The beginning of the decade started with an anticipated album that became one of the best of the year: Led Zeppelin III.
The band had solidified their presence in the music scene with their two previous albums and extensive touring, and this album showed their versatility, bringing more folk and acoustic to their songs.
Jimmy Page and Robert Plant had spent time in Wales, developing songs together for the album, before recording with the rest of the band at studios in London.
After a gruelling concert tour, they both realized they needed some quiet time out of the limelight to work on their next album.
Although they focused on new sounds in songs like Gallow’s Pole and That’s The Way, they kept to their hard rock style with Immigrant Song.

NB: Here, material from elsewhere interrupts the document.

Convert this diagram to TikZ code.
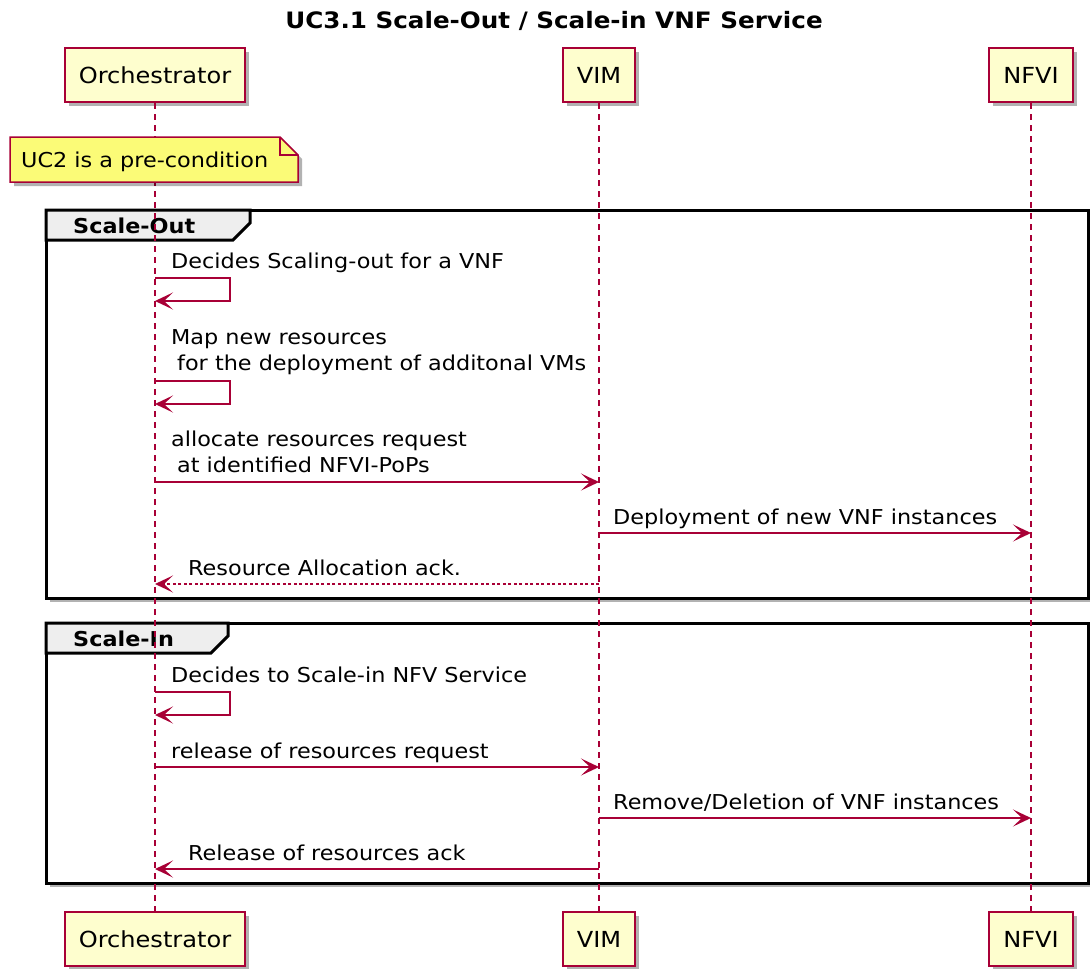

The album also included a notable album cover design by a friend of Plant’s, featuring a collage of images and a volvelle, a hidden wheel which revealed different images through cutouts on the cover of the album.
The intricate album cover delayed the release of the album by two months, and in September 1970, the band bought a full page ad in Melody Maker magazine stating, “Thank you for making us the world’s number one band.”
Released in October 1970, Immigrant Song was the first single, becoming a top 20 hit on the Billboard charts in the US. But album sales lagged, less than the band’s previous two releases.
Despite making charts during the year, Led Zeppelin III wasn’t considered a success, yet over time it would become a six time platinum album and many of its songs considered essential inclusions of the Led Zeppelin canon.